Zardari’s Pakistan People’s Party plans to form a coalition with Sharif and a smaller group from the country’s militancy-plagued northwest.

The People’s Party has said its top priority will be to seek a U.N. investigation of the Dec. 27 gun-and-suicide-bomb attack which killed Bhutto, the highest-profile victim of the wave of violence sweeping Pakistan.

Coalition wants constitution amended
To reassert the primacy of parliament, the coalition aims to amend the constitution to strip Musharraf of his power to dissolve the assemblies and dismiss the prime minister. It has also said it will restore judges purged from the courts by Musharraf when he declared emergency rule last November.

Musharraf’s allies were routed in the elections partly because many Pakistanis blame the president’s friendship with the U.S. with fueling violence at home.

Saturday’s attack was the first in Pakistan’s quiet capital in several months, and the first targeting foreigners here in more than a year. The wounded included five U.S. citizens, among them the FBI workers.

“Four FBI personnel were slightly injured in the bombing attack in Pakistan,” said Special Agent Richard Kolko, an FBI spokesman. “The FBI is providing the necessary assistance to our employees and their families.”

Anger over U.S. attacks
Pakistanis have also expressed anger over U.S. attacks on militants in the country’s lawless tribal regions along the Afghan border, which often have tacit approval from Musharraf’s government.
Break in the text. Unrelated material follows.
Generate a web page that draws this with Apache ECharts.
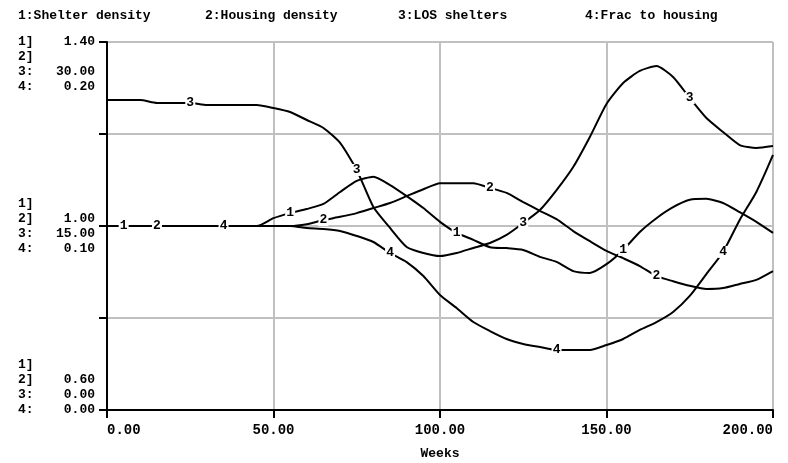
<!DOCTYPE html>
<html>
<head>
<meta charset="utf-8">
<script src="https://cdn.jsdelivr.net/npm/echarts@6/dist/echarts.min.js"></script>
<style>
  html, body { margin: 0; padding: 0; background: #fff; }
  #chart { width: 788px; height: 463px; }
</style>
</head>
<body>
<div id="chart"></div>
<script>
// weeks sampled every 5
var weeks = [0,5,10,15,20,25,30,35,40,45,50,55,60,65,70,75,80,85,90,95,100,
             105,110,115,120,125,130,135,140,145,150,155,160,165,170,175,180,185,190,195,200];

// 1: Shelter density
var shelterDensity = [1.00,1.00,1.00,1.00,1.00,1.00,1.00,1.00,1.00,1.00,1.017,1.028,1.037,1.048,1.074,1.098,1.107,1.089,1.065,1.039,1.009,
                      0.985,0.970,0.954,0.952,0.948,0.933,0.922,0.902,0.898,0.917,0.948,0.987,1.017,1.041,1.057,1.059,1.050,1.030,1.009,0.985];
// 2: Housing density
var housingDensity = [1.00,1.00,1.00,1.00,1.00,1.00,1.00,1.00,1.00,1.00,1.00,1.00,1.004,1.013,1.020,1.028,1.039,1.050,1.065,1.080,1.093,
                      1.093,1.093,1.083,1.072,1.052,1.033,1.015,0.989,0.967,0.946,0.930,0.913,0.891,0.880,0.870,0.863,0.865,0.874,0.883,0.902];
// 3: LOS shelters
var losShelters = [25.27,25.27,25.27,25.03,25.03,25.03,24.86,24.86,24.86,24.86,24.62,24.29,23.64,22.99,21.77,19.57,16.55,14.84,13.29,12.80,12.55,
                   12.80,13.21,13.61,14.27,15.24,16.30,17.93,19.81,22.26,24.95,26.66,27.64,28.04,27.15,25.43,23.80,22.66,21.60,21.36,21.52];
// 4: Frac to housing
var fracToHousing = [0.100,0.100,0.100,0.100,0.100,0.100,0.100,0.100,0.100,0.100,0.100,0.100,0.0989,0.0984,0.0973,0.0946,0.0913,0.0853,0.0804,0.0728,0.0625,
                     0.0554,0.0478,0.0429,0.0386,0.0359,0.0342,0.0326,0.0326,0.0326,0.0353,0.0386,0.0435,0.0478,0.0533,0.0620,0.0739,0.0859,0.1033,0.1185,0.1386];

var seriesNames = ['1:Shelter density', '2:Housing density', '3:LOS shelters', '4:Frac to housing'];
// weeks where the number tag sits on each line
var tagWeeks = [[5,55,105,155],[15,65,115,165],[25,75,125,175],[35,85,135,185]];

// left scale labels: value on the first axis -> rows of the label block
var scaleRows = {
  '1.4': [['1]','1.40'],['2]',''],['3:','30.00'],['4:','0.20']],
  '1': [['1]',''],['2]','1.00'],['3:','15.00'],['4:','0.10']],
  '0.6': [['1]',''],['2]','0.60'],['3:','0.00'],['4:','0.00']]
};

var FONT = 'Liberation Mono';
var legendLeft = [18, 205, 398, 585];
var dom = document.getElementById('chart');
var myChart = echarts.init(dom);

var buildData = function(vals, tags, num) {
  var out = [];
  for (var i = 0; i < weeks.length; i++) {
    if (tags.indexOf(weeks[i]) >= 0) {
      out.push({
        value: [weeks[i], vals[i]],
        symbol: 'rect',
        symbolSize: [10, 12],
        itemStyle: { color: '#fff', borderWidth: 0 },
        label: { show: true, position: 'inside', formatter: String(num),
                 color: '#000', fontFamily: FONT, fontWeight: 'bold', fontSize: 13 }
      });
    } else {
      out.push({ value: [weeks[i], vals[i]], symbol: 'none' });
    }
  }
  return out;
};

var rowText = function(rows, blankBefore, blankAfter) {
  var lines = [];
  var i;
  for (i = 0; i < blankBefore; i++) lines.push('{n| }{v| }');
  for (i = 0; i < rows.length; i++) {
    lines.push('{n|' + rows[i][0] + '}{v|' + (rows[i][1] || ' ') + '}');
  }
  for (i = 0; i < blankAfter; i++) lines.push('{n| }{v| }');
  return lines.join('\n');
};

var allVals = [shelterDensity, housingDensity, losShelters, fracToHousing];
var axisIdx = [0, 0, 1, 2];
var series = [];
var legends = [];
for (var s = 0; s < 4; s++) {
  series.push({
    name: seriesNames[s],
    type: 'line',
    yAxisIndex: axisIdx[s],
    data: buildData(allVals[s], tagWeeks[s], s + 1),
    showSymbol: true,
    showAllSymbol: true,
    smooth: 0.2,
    lineStyle: { color: '#000', width: 2 },
    itemStyle: { color: '#000' },
    emphasis: { disabled: true },
    z: 2
  });
  legends.push({
    left: legendLeft[s] - 10,
    top: 4,
    icon: 'none',
    itemWidth: 0,
    itemHeight: 0,
    selectedMode: false,
    textStyle: { color: '#000', fontFamily: FONT, fontWeight: 'bold', fontSize: 13 },
    data: [seriesNames[s]]
  });
}

var option = {
  backgroundColor: '#fff',
  animation: false,
  legend: legends,
  grid: { left: 107, right: 15, top: 42, bottom: 53, outerBoundsMode: 'none', containLabel: false },
  xAxis: {
    type: 'value',
    min: 0, max: 200, interval: 50,
    name: 'Weeks',
    nameLocation: 'middle',
    nameGap: 37,
    nameTextStyle: { color: '#000', fontFamily: FONT, fontWeight: 'bold', fontSize: 13 },
    axisLine: { onZero: false, lineStyle: { color: '#000', width: 2 } },
    axisTick: { show: true, length: 8, lineStyle: { color: '#000', width: 2 } },
    axisLabel: {
      color: '#000', fontFamily: FONT, fontWeight: 'bold', fontSize: 14, margin: 13,
      alignMinLabel: 'left', alignMaxLabel: 'right',
      formatter: function(v) { return v.toFixed(2); }
    },
    splitLine: { show: true, lineStyle: { color: '#c0c0c0', width: 2 } }
  },
  yAxis: [{
    type: 'value',
    min: 0.6, max: 1.4, interval: 0.2,
    position: 'left',
    axisLine: { show: true, onZero: false, lineStyle: { color: '#000', width: 2 } },
    axisTick: { show: true, length: 8, lineStyle: { color: '#000', width: 2 } },
    splitLine: { show: true, lineStyle: { color: '#c0c0c0', width: 2 } },
    axisLabel: {
      margin: 12,
      showMinLabel: true, showMaxLabel: true,
      formatter: function(v) {
        var key = String(Math.round(v * 10) / 10);
        var rows = scaleRows[key];
        if (!rows) return '';
        if (key === '1.4') return rowText(rows, 3, 0);
        if (key === '0.6') return rowText(rows, 0, 3);
        return rowText(rows, 0, 0);
      },
      rich: {
        n: { width: 30, align: 'left', color: '#000', fontFamily: FONT, fontWeight: 'bold', fontSize: 13, lineHeight: 15 },
        v: { width: 47, align: 'right', color: '#000', fontFamily: FONT, fontWeight: 'bold', fontSize: 13, lineHeight: 15 }
      }
    }
  }, {
    type: 'value', min: 0, max: 30, show: false, splitLine: { show: false }
  }, {
    type: 'value', min: 0, max: 0.2, show: false, splitLine: { show: false }
  }],
  series: series
};

myChart.setOption(option, true);
</script>
</body>
</html>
Osama bin Laden and other senior al-Qaida and Taliban leaders are believed to be hiding out somewhere in the regions.

Missiles that witnesses say came from an unmanned drone struck a suspected militant safehouse Sunday in the area. State television said the strike killed about 20 people.

Witnesses said a drone dropped seven missiles on the sprawling, mud-brick compound about three miles outside Wana, the main town in South Waziristan. Only U.S.-led coalition forces in Afghanistan are known to operate unmanned drones in the region, and they have launched attacks over the Pakistani border before.